» Given request: Omit pictures and quote the listing below line by line, from its start through the line that holds "const tickEvery = 9;".

» Data:
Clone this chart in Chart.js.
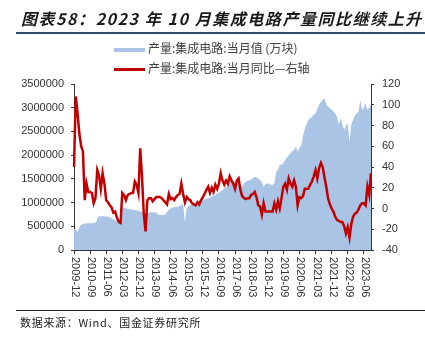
<!DOCTYPE html>
<html>
<head>
<meta charset="utf-8">
<script src="https://cdn.jsdelivr.net/npm/chart.js@4.4.0/dist/chart.umd.min.js"></script>
<style>
  body { margin: 0; width: 425px; height: 337px; position: relative; background: #fff; overflow: hidden; font-family: "Noto Sans CJK SC", "Liberation Sans", sans-serif; }
  #chart { position: absolute; left: 0; top: 0; }
  .title { position: absolute; left: 21px; top: 7px; font-size: 16px; font-weight: bold; font-style: italic; color: #1a1a1a; letter-spacing: 1.55px; white-space: nowrap; line-height: 22px; }
  .rule-top { position: absolute; left: 16px; right: 0; top: 32px; height: 1.5px; background: #2c4a6e; }
  .legend { position: absolute; left: 114px; font-size: 12px; color: #404040; white-space: nowrap; line-height: 16px; }
  .legend i { display: inline-block; width: 31px; vertical-align: middle; margin-right: 3px; }
  .rule-bottom { position: absolute; left: 16px; right: 0; top: 310px; height: 1px; background: #222; }
  .source { position: absolute; left: 20px; top: 314px; font-size: 11px; color: #222; letter-spacing: 0.7px; white-space: nowrap; line-height: 16px; }
</style>
</head>
<body>
<canvas id="chart" width="425" height="337"></canvas>
<div class="title">图表58：2023 年 10 月集成电路产量同比继续上升</div>
<div class="rule-top"></div>
<div class="legend" style="top:40px"><i style="height:4px;background:#aac4e6"></i>产量:集成电路:当月值 (万块)</div>
<div class="legend" style="top:60px"><i style="height:2.5px;background:#c00000"></i>产量:集成电路:当月同比—右轴</div>
<div class="rule-bottom"></div>
<div class="source">数据来源：Wind、国金证券研究所</div>
<script>
// 月份: 2009-12 .. 2023-10
const startYear = 2009, startMonth = 12, monthCount = 167;
const months = [];
for (let k = 0; k < monthCount; k++) {
  const m = startMonth - 1 + k;
  const y = startYear + Math.floor(m / 12);
  months.push(y + '-' + String(m % 12 + 1).padStart(2, '0'));
}
const tickEvery = 9;

// 产量:集成电路:当月值 (万块)
const outputValue = [
  450000, 420000, 385000, 480000, 530000, 550000, 555000, 565000, 565000, 570000,
  560000, 575000, 570000, 650000, 730000, 700000, 720000, 705000, 710000, 700000,
  690000, 670000, 650000, 630000, 600000, 570000, 600000, 900000, 890000, 880000,
  870000, 860000, 860000, 850000, 845000, 840000, 830000, 810000, 800000, 770000,
  775000, 780000, 790000, 800000, 790000, 800000, 780000, 750000, 740000, 745000,
  740000, 750000, 800000, 845000, 870000, 890000, 910000, 900000, 915000, 920000,
  950000, 980000, 590000, 880000, 920000, 950000, 960000, 975000, 970000, 985000,
  1050000, 1055000, 1050000, 1070000, 1085000, 1090000, 1100000, 1130000, 1140000, 1160000,
  1195000, 1200000, 1240000, 1265000, 1300000, 1320000, 1400000, 1470000, 1460000, 1450000,
  1430000, 1440000, 1420000, 1380000, 1335000, 1400000, 1440000, 1460000, 1470000, 1490000,
  1520000, 1545000, 1530000, 1510000, 1470000, 1440000, 1335000, 1390000, 1405000, 1390000,
  1375000, 1370000, 1420000, 1650000, 1700000, 1790000, 1800000, 1830000, 1895000, 1950000,
  2000000, 2040000, 2080000, 2110000, 2180000, 2075000, 2150000, 2210000, 2400000, 2560000,
  2650000, 2740000, 2780000, 2810000, 2850000, 2880000, 2980000, 3060000, 3120000, 3170000,
  3200000, 3080000, 3020000, 2990000, 2960000, 2920000, 2880000, 2810000, 2640000, 2780000,
  2650000, 2530000, 2620000, 2670000, 2280000, 2650000, 2740000, 2840000, 2880000, 2920000,
  3160000, 2950000, 3000000, 3090000, 2950000, 3000000, 3060000
];

// 产量:集成电路:当月同比 (%) — 右轴
const outputYoY = [
  40, 108, 92, 72, 60, 55, 8, 24, 16, 16,
  15, 5, 10, 37, 32, 19, 34, 24, 8, 6,
  3, 1, -4, -3, -9, -13, -14, 15, 13, 8,
  13, 14, 15, 15, 26, 23, 15, 58, 31, -5,
  -22, 8, 10, 10, 7, 9, 11, 11, 11, 10,
  8, 6, 4, 14, 9, 10, 8, 11, 13, 14,
  24, 14, 6, 11, 9, 8, 5, 4, 3, 6,
  4, 8, 11, 14, 18, 21, 15, 20, 16, 23,
  19, 24, 34, 27, 23, 27, 24, 31, 27, 24,
  19, 27, 29, 18, 12, 10, 9, 10, 10, 13,
  14, 16, 11, 3, 2, -6, 5, -3, -3, -3,
  -3, -3, 5, -1, 7, 0, 10, 21, 24, 18,
  29, 24, 21, 27, 21, 3, 11, 10, 12, 19,
  19, 19, 23, 26, 31, 37, 29, 39, 44, 40,
  30, 21, 10, 4, 0, -3, -8, -11, -12, -13,
  -13, -17, -24, -18, -28, -15, -8, -5, -4, -1,
  3, 5, 5, 3, 21, 13, 34
];

const tickFont = { family: '"Liberation Sans", Arial, sans-serif', size: 11 };
const axisColor = '#333';

// x轴标签竖排 (从上往下读)
const xLabelPlugin = {
  id: 'xLabels',
  afterDraw(chart) {
    const sc = chart.scales.x;
    const ctx = chart.ctx;
    ctx.save();
    ctx.font = '11px "Liberation Sans", Arial, sans-serif';
    ctx.fillStyle = axisColor;
    ctx.textAlign = 'left';
    ctx.textBaseline = 'middle';
    months.forEach((m, i) => {
      if (i % tickEvery) return;
      ctx.save();
      ctx.translate(sc.getPixelForValue(i) + 1, sc.top + 7);
      ctx.rotate(Math.PI / 2);
      ctx.fillText(m, 0, 0);
      ctx.restore();
    });
    ctx.restore();
  }
};

new Chart(document.getElementById('chart'), {
  type: 'line',
  data: {
    labels: months,
    datasets: [
      {
        label: '产量:集成电路:当月同比—右轴',
        data: outputYoY,
        yAxisID: 'y1',
        borderColor: '#c00000',
        borderWidth: 2.5,
        pointRadius: 0,
        tension: 0,
        fill: false,
        order: 0
      },
      {
        label: '产量:集成电路:当月值 (万块)',
        data: outputValue,
        yAxisID: 'y',
        borderWidth: 0,
        borderColor: 'rgba(0,0,0,0)',
        backgroundColor: '#aac4e6',
        pointRadius: 0,
        tension: 0,
        fill: 'origin',
        order: 1
      }
    ]
  },
  options: {
    responsive: false,
    animation: false,
    devicePixelRatio: 1,
    layout: { padding: { left: 0, right: 0, top: 84, bottom: 37 } },
    plugins: {
      legend: { display: false },
      title: { display: false },
      tooltip: { enabled: false }
    },
    scales: {
      x: {
        offset: false,
        afterFit: s => { s.height = 50; },
        grid: {
          drawOnChartArea: false,
          tickLength: 4,
          color: c => (c.index % tickEvery === 0 ? axisColor : 'rgba(0,0,0,0)')
        },
        border: { display: true, color: axisColor, width: 1 },
        ticks: { display: false, autoSkip: false }
      },
      y: {
        position: 'left',
        min: 0,
        max: 3500000,
        afterFit: s => { s.width = 74; },
        grid: { drawOnChartArea: false, tickLength: 3, color: axisColor },
        border: { display: true, color: axisColor, width: 1 },
        ticks: { stepSize: 500000, padding: 7, color: axisColor, font: tickFont, callback: v => String(v) }
      },
      y1: {
        position: 'right',
        min: -40,
        max: 120,
        afterFit: s => { s.width = 54; },
        grid: { drawOnChartArea: false, tickLength: 3, color: axisColor },
        border: { display: true, color: axisColor, width: 1 },
        ticks: { stepSize: 20, padding: 8, color: axisColor, font: tickFont }
      }
    }
  },
  plugins: [xLabelPlugin]
});
</script>
</body>
</html>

» The solution:
Clone this chart in Chart.js.
<!DOCTYPE html>
<html>
<head>
<meta charset="utf-8">
<script src="https://cdn.jsdelivr.net/npm/chart.js@4.4.0/dist/chart.umd.min.js"></script>
<style>
  body { margin: 0; width: 425px; height: 337px; position: relative; background: #fff; overflow: hidden; font-family: "Noto Sans CJK SC", "Liberation Sans", sans-serif; }
  #chart { position: absolute; left: 0; top: 0; }
  .title { position: absolute; left: 21px; top: 7px; font-size: 16px; font-weight: bold; font-style: italic; color: #1a1a1a; letter-spacing: 1.55px; white-space: nowrap; line-height: 22px; }
  .rule-top { position: absolute; left: 16px; right: 0; top: 32px; height: 1.5px; background: #2c4a6e; }
  .legend { position: absolute; left: 114px; font-size: 12px; color: #404040; white-space: nowrap; line-height: 16px; }
  .legend i { display: inline-block; width: 31px; vertical-align: middle; margin-right: 3px; }
  .rule-bottom { position: absolute; left: 16px; right: 0; top: 310px; height: 1px; background: #222; }
  .source { position: absolute; left: 20px; top: 314px; font-size: 11px; color: #222; letter-spacing: 0.7px; white-space: nowrap; line-height: 16px; }
</style>
</head>
<body>
<canvas id="chart" width="425" height="337"></canvas>
<div class="title">图表58：2023 年 10 月集成电路产量同比继续上升</div>
<div class="rule-top"></div>
<div class="legend" style="top:40px"><i style="height:4px;background:#aac4e6"></i>产量:集成电路:当月值 (万块)</div>
<div class="legend" style="top:60px"><i style="height:2.5px;background:#c00000"></i>产量:集成电路:当月同比—右轴</div>
<div class="rule-bottom"></div>
<div class="source">数据来源：Wind、国金证券研究所</div>
<script>
// 月份: 2009-12 .. 2023-10
const startYear = 2009, startMonth = 12, monthCount = 167;
const months = [];
for (let k = 0; k < monthCount; k++) {
  const m = startMonth - 1 + k;
  const y = startYear + Math.floor(m / 12);
  months.push(y + '-' + String(m % 12 + 1).padStart(2, '0'));
}
const tickEvery = 9;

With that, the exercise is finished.